- Tenure: 11 March 1485 – c. 22 August 1485
- Predecessor: John Blount, 3rd Baron Mountjoy
- Successor: Giles Daubeney, 1st Baron Daubeney
- Born: c. 1468
- Died: c. 1499
- Father: Richard III

= John of Gloucester =

Illegitimate son of King Richard III of England

John of Gloucester (or John of Pontefract) (c. 1468 – c. 1499 (based on historical hypothesis)), also known as John Plantagenet, was an illegitimate son of King Richard III of England. John is so-called because his father was the Duke of Gloucester at the time of his birth. His father appointed him Captain of Calais, a position he lost after his father's death. He seems to have been held in custody at some point during the reign of Henry VII and may have been executed around 1499.

==Early life==
The identity of John's mother is not known, nor is his date of birth. However, since Katherine, Richard III's other illegitimate child, was old enough to be wedded in 1484 and John was old enough to be knighted in September 1483 in York Minster (when his half brother Edward, Richard's only legitimate heir, was invested Prince of Wales) and to be made Captain of Calais in March 1485, most historians agree these two children were fathered during Richard's teen years.

Dr Ashdown-Hill suggests that John was conceived during Richard's first solo expedition to the eastern counties in the summer of 1467 at the invitation of John Howard and that the boy was born in 1468 and named after his friend and supporter. Richard himself noted John was still a minor (not being yet 21) when he issued the royal patent appointing him Captain of Calais on 11 March 1485, possibly on his seventeenth birthday.

An order referring to his appointment as Captain of Calais calls him "John de Pountfreit Bastard." Because of this, it has been suggested that he was born at Pontefract. Michael Hicks has suggested that John's mother was Alice Burgh, who was granted an annuity of twenty pounds when Richard was at Pontefract on 1 March 1474; the grant states that it was made for "certain special causes and considerations." Another candidate is Katherine Haute, who Rosemary Horrox has suggested was a mistress of Richard and possibly the mother of Richard's illegitimate daughter Katherine, who married William Herbert, 2nd Earl of Pembroke. Horrox notes that Richard granted Katherine Haute an annuity of five pounds in 1477. It is unknown, however, whether Katherine and John had the same mother. They were both half-siblings of Edward of Middleham, Prince of Wales.

==Career==
John was one of two persons knighted on 8 September 1483 in York during the celebrations which invested his half-brother Edward of Middleham as Prince of Wales.

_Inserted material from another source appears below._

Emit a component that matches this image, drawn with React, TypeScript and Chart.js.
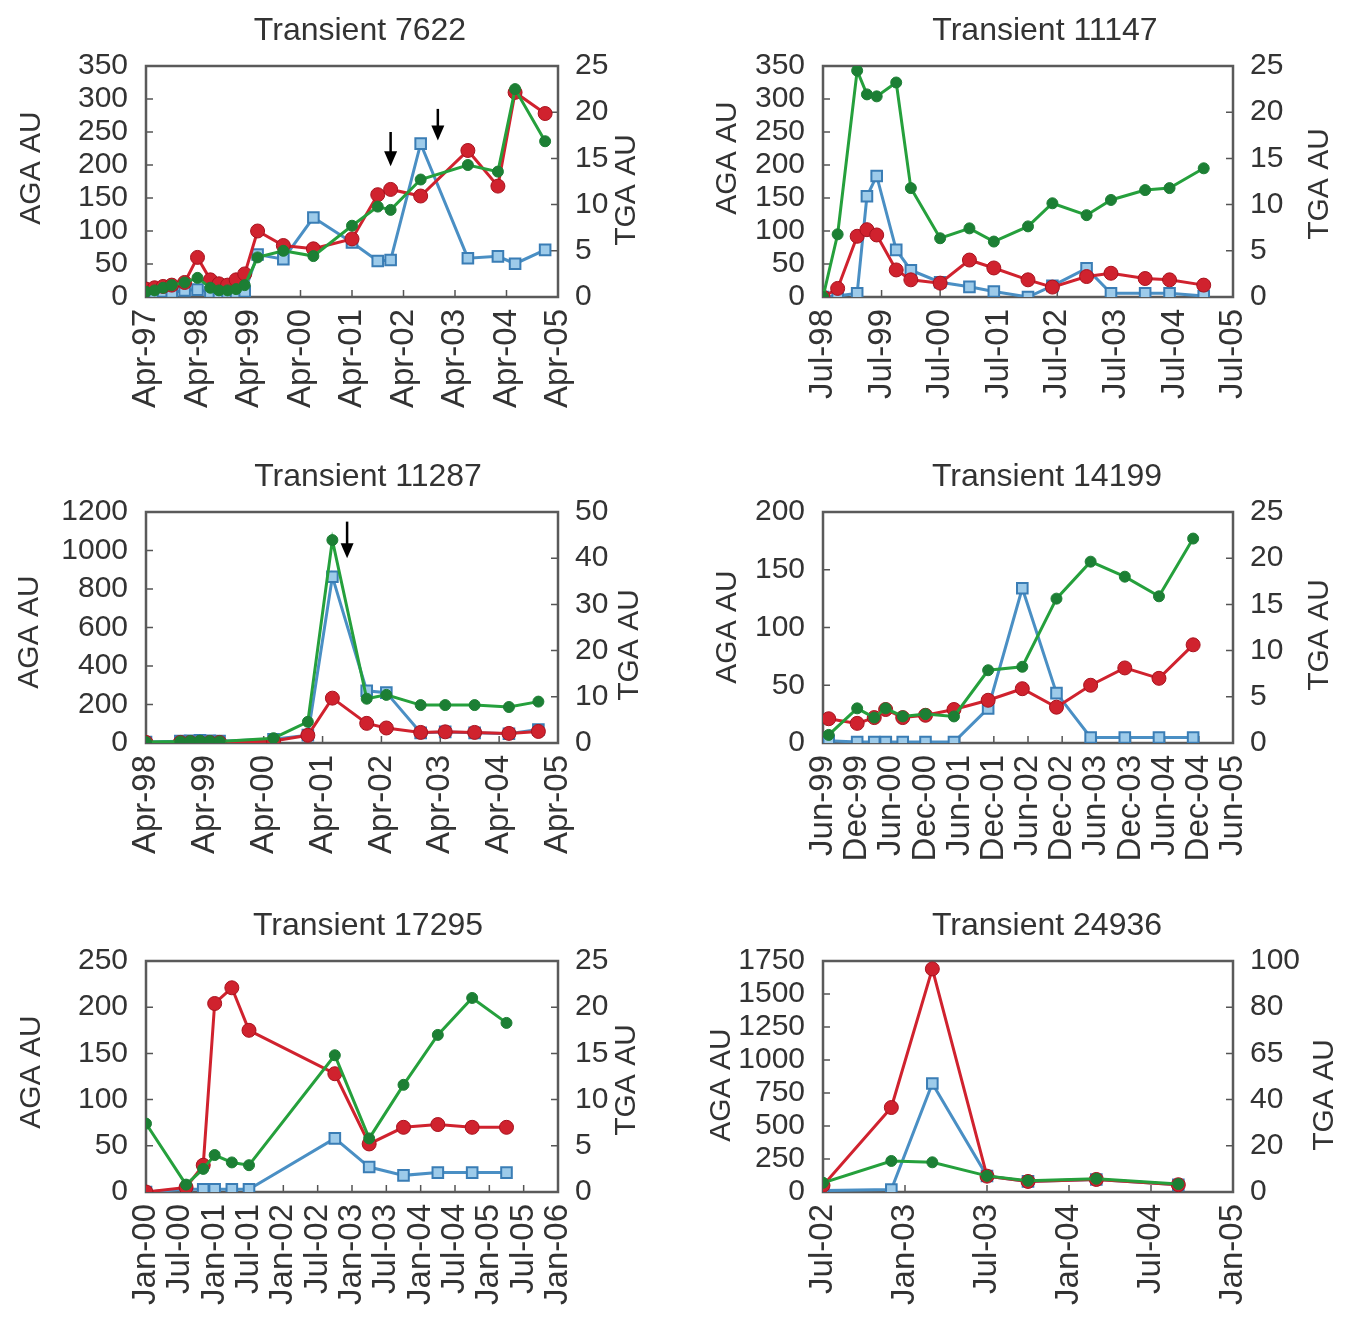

John is known to have been in Calais by November 1484 and was officially appointed Captain of Calais by his father on 11 March 1485. His letter of appointment has Richard referring to him as "our dear bastard son". The patent appointing John gave him all of the necessary powers of his position, except of appointing officers, which it reserved until he turned twenty-one; it does not indicate how close to turning twenty-one he was. A warrant dated 9 March 1485 to deliver clothing to "the Lord Bastard" probably refers to John.

==Under Henry VII==
After Richard was killed in the Battle of Bosworth Field (22 August 1485), Henry VII removed John from the position of Captain of Calais, but did not further persecute him and, on 1 March 1486, granted him an annual income of 20 pounds sterling.

In his confession, Perkin Warbeck stated that when he began his impersonation of Richard, Duke of York, in 1491, "King Richard's bastard son was in the hands of the king of England." In the seventeenth century, an early defender of Richard III, George Buck, claimed that around the time of the executions of Warbeck and Edward, Earl of Warwick, in 1499, "there was a base son of King Richard III made away, and secretly, having been kept long before in prison." Buck, who does not identify John by name, claims that he was executed to prevent him from falling into the hands of certain Irishmen who wished to make him their chief or prince. There are no other sources for John's execution.